During last year’s Spirit of the Land class, I stumbled across this quote in one of our readings:
“We are recollecting the almost-lost knowledge of our great-grandparents, those most essential of human skill sets: how to tend to plants, how to tend to animals, and how to tend to ourselves.” ~Kelly Coyne and Erik Knutzen, “Become an Urban Homesteader”
When I first read this quote, the concept of “learning how to tend” felt foreign to me. I’m a task-oriented person–a list person, if you will. I like to be able to write down what I want to accomplish in a day, and then do it, and cross it off. I like the idea of a finished product, something that is visibly completed that can be tied up into a nice little bow so I can move onto the next task on my list. And, inevitably, I eventually want to throw away the list and begin a new one.
So why is this? And how does this connect to “learning to tend?”
There are different kinds of people, and different kinds of cultures, and that is okay. More than okay, in fact…it is what makes our world interesting, beautiful and diverse. But I also think my tendency to focus on accomplishing, checking off, or completing something successfully is tied to the industrially modeled world we are a part of. In this model, success is only labeled as a success–or economic growth–when there is profit, consumption, or a tangible result is evident. And so, the thought of learning to maintain something, to care for it and know it so that it can remain healthy and cared for cannot equate to success in our world. Tending to something cannot be checked off of a to-do list, it cannot be completed, it will not always create an economic profit. Yet, it crucial to the health of the world, and ourselves…and we have forgotten how to do it!

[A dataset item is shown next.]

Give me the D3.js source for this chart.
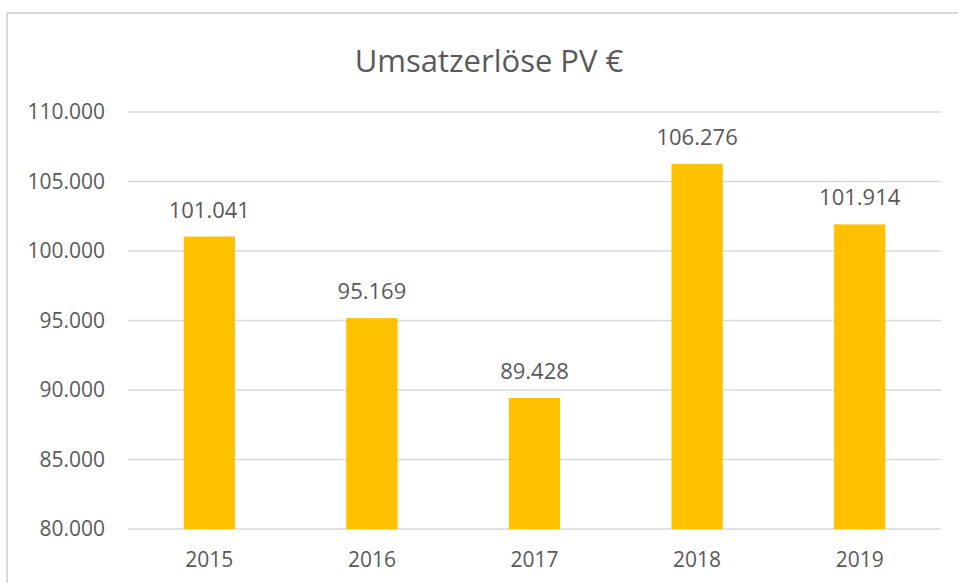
<!DOCTYPE html>
<html>
<head>
<meta charset="utf-8">
<script src="https://cdn.jsdelivr.net/npm/d3@7"></script>
<style>
  body { margin: 0; background: #fff; }
  svg { display: block; }
</style>
</head>
<body>
<svg id="chart" width="958" height="583"></svg>
<script>
const title = "Umsatzerlöse PV €";
const years = ["2015", "2016", "2017", "2018", "2019"];
const revenue = [101041, 95169, 89428, 106276, 101914];
const yTicks = [80000, 85000, 90000, 95000, 100000, 105000, 110000];

const width = 958, height = 583;
const margin = { top: 112, right: 17, bottom: 54, left: 128 };
const fontFamily = "'Open Sans', sans-serif";
const textColor = "#595959";

// 1.234 style thousands separator
const fmt = d3.formatLocale({ decimal: ",", thousands: ".", grouping: [3], currency: ["", "€"] }).format(",d");

const svg = d3.select("#chart")
  .attr("font-family", fontFamily);

// chart frame
svg.append("rect")
  .attr("x", 7).attr("y", 13)
  .attr("width", width + 10).attr("height", height + 10)
  .attr("fill", "#fff")
  .attr("stroke", "#d9d9d9")
  .attr("stroke-width", 2);

const x = d3.scaleBand()
  .domain(years)
  .range([margin.left, width - margin.right])
  .padding(0);

const y = d3.scaleLinear()
  .domain([80000, 110000])
  .range([height - margin.bottom, margin.top]);

const barWidth = x.bandwidth() * 0.315;

// gridlines
svg.append("g")
  .selectAll("line")
  .data(yTicks)
  .join("line")
  .attr("x1", margin.left)
  .attr("x2", width - margin.right)
  .attr("y1", d => y(d))
  .attr("y2", d => y(d))
  .attr("stroke", "#d9d9d9")
  .attr("stroke-width", 1.5);

// y tick labels
svg.append("g")
  .selectAll("text")
  .data(yTicks)
  .join("text")
  .attr("x", 105)
  .attr("y", d => y(d))
  .attr("dy", "0.35em")
  .attr("text-anchor", "end")
  .attr("font-size", 21)
  .attr("fill", textColor)
  .text(d => fmt(d));

const data = years.map((yr, i) => ({ year: yr, value: revenue[i] }));

// bars
svg.append("g")
  .selectAll("rect")
  .data(data)
  .join("rect")
  .attr("x", d => x(d.year) + x.bandwidth() / 2 - barWidth / 2)
  .attr("width", barWidth)
  .attr("y", d => y(d.value))
  .attr("height", d => y(80000) - y(d.value))
  .attr("fill", "#ffc000");

// data labels
svg.append("g")
  .selectAll("text")
  .data(data)
  .join("text")
  .attr("x", d => x(d.year) + x.bandwidth() / 2)
  .attr("y", d => y(d.value) - 19)
  .attr("text-anchor", "middle")
  .attr("font-size", 22)
  .attr("fill", textColor)
  .text(d => fmt(d.value));

// x labels
svg.append("g")
  .selectAll("text")
  .data(years)
  .join("text")
  .attr("x", d => x(d) + x.bandwidth() / 2)
  .attr("y", y(80000) + 38)
  .attr("text-anchor", "middle")
  .attr("font-size", 21)
  .attr("fill", textColor)
  .text(d => d);

// title
svg.append("text")
  .attr("x", 489)
  .attr("y", 72)
  .attr("text-anchor", "middle")
  .attr("font-size", 31)
  .attr("fill", textColor)
  .text(title);
</script>
</body>
</html>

What can my response be? How do I begin to shift my mentality of perpetually accomplishing tasks to tending, caring, and being? I think Kelly Coyne and Erik Knutzen are right…that we must begin to learn to tend by recollecting almost forgotten human skills. Starting with tending a plant or tending an animal will inevitably lead to the tending of self. We are forced to recognize the interdependence of ourselves, our lives, on the plants, animals, environment, and people around us.
For me, this meant starting with plants. Aquaponics, to be specific. I had learned a little bit about it when I was in Romania, where an organization I worked with had begun a full-scale aquaponics program, which provided fresh vegetables and food for a boy’s home and a girl’s home, as well as a tilapia harvest every 5 months. Anderson and I thought it would be something fun to try on a smaller scale. While it hasn’t been without difficulty (who knew that newer windows blocked out much needed UV rays?!), it has been an excellent experience of learning to tend – to both plants and animals all at once. We currently have 7 fish (although not for harvesting), and are always playing around with the system to see what grows best. It has been so interesting to see the positive effects of both the fish waste for the plants, and the plants for the water purification. I’ve included a couple of pictures for you to check out our humble system…there isn’t much growing in it right now, as you can see, but learning what works in it is part of the fun!
If you’re curious about aquaponics, come and join us at our second “Seeds for the Soul” event on Wednesday, July 6th at the Camrose Public Library. From 6 – 7 p.m., Anderson will be leading a tutorial of how to make your own home aquaponics system (a slightly smaller scale than ours), and from 7-8 p.m., we will be talking about the chapter “The Illusion of Scarcity” from Charles Eisenstein’s book Sacred Economics. (Check it out here: http://sacred-economics.com/sacred-economics-chapter-2-the-illusion-of-scarcity/). All ages are welcome, so grab a friend and come on down!
Tending to it has also been an interesting experience, and I have learned it is a lot of becoming familiar with the system, and what influences what within it. Likewise, tending to our world and ourselves means becoming familiar with our relationship with everything else. And so, we must learn to tend.